This topic provides answers to some frequently asked questions about Flume.

What do I do if the number of logs that are written to Hive is less than the number of logs that are generated?

  • Problem description: The number of logs that are written to Hive by using Flume is less than the number of logs that are generated.
  • Solution: Add the hdfs.batchSize parameter in the EMR console. For more information, see Manage parameters for services. HDFS Sink uses the hdfs.batchSize parameter to specify the number of events that are written to a file before the file is rolled to HDFS. If the hdfs.batchSize parameter is not specified, a file is rolled to HDFS each time 100 events are written to the file. As a result, data is not updated in time.

What do I do if a DeadLock error occurs when I terminate the Flume process?

  • Problem description: When you invoke the exit method to terminate the Flume process, a DeadLock error occasionally occurs.
  • Solution: Run the kill -9 command to forcibly terminate the Flume process.

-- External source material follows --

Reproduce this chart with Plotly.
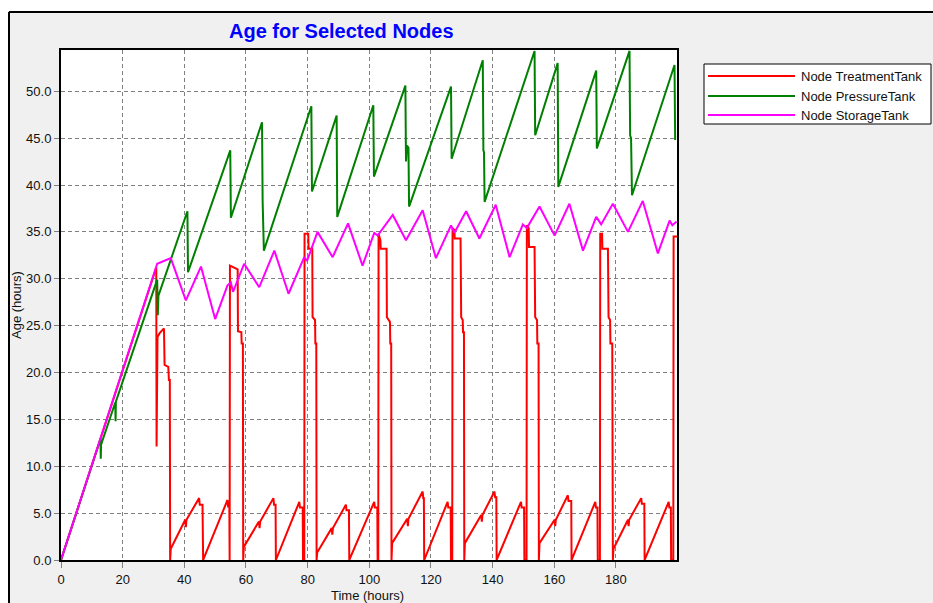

How do I handle the occasional exception that occurs on File Channel after I run the kill -9 command to forcibly terminate the Flume process?

  • Problem 1
    • Problem description: File Channel is used. After you run the kill -9 command to forcibly terminate the Flume process, a directory lock fails to be obtained. As a result, you cannot restart Flume. The following error message appears:
      Due to java.io.IOException: Cannot lock data/checkpoints/xxx. The directory is already locked.
    • Solution: Delete the in_use.lock file before you restart Flume. We recommend that you run the kill -9 command only when necessary.
  • Problem 2
    • Problem description: File Channel is used. After you run the kill -9 command to forcibly terminate the Flume process, data directories fail to be parsed. As a result, you cannot restart Flume. The following error message appears:
      org.apache.flume.channel.file.CorruptEventException: Could not parse event from data file.
    • Solution: Delete checkpoints and data directories before you restart Flume. We recommend that you run the kill -9 command only when necessary.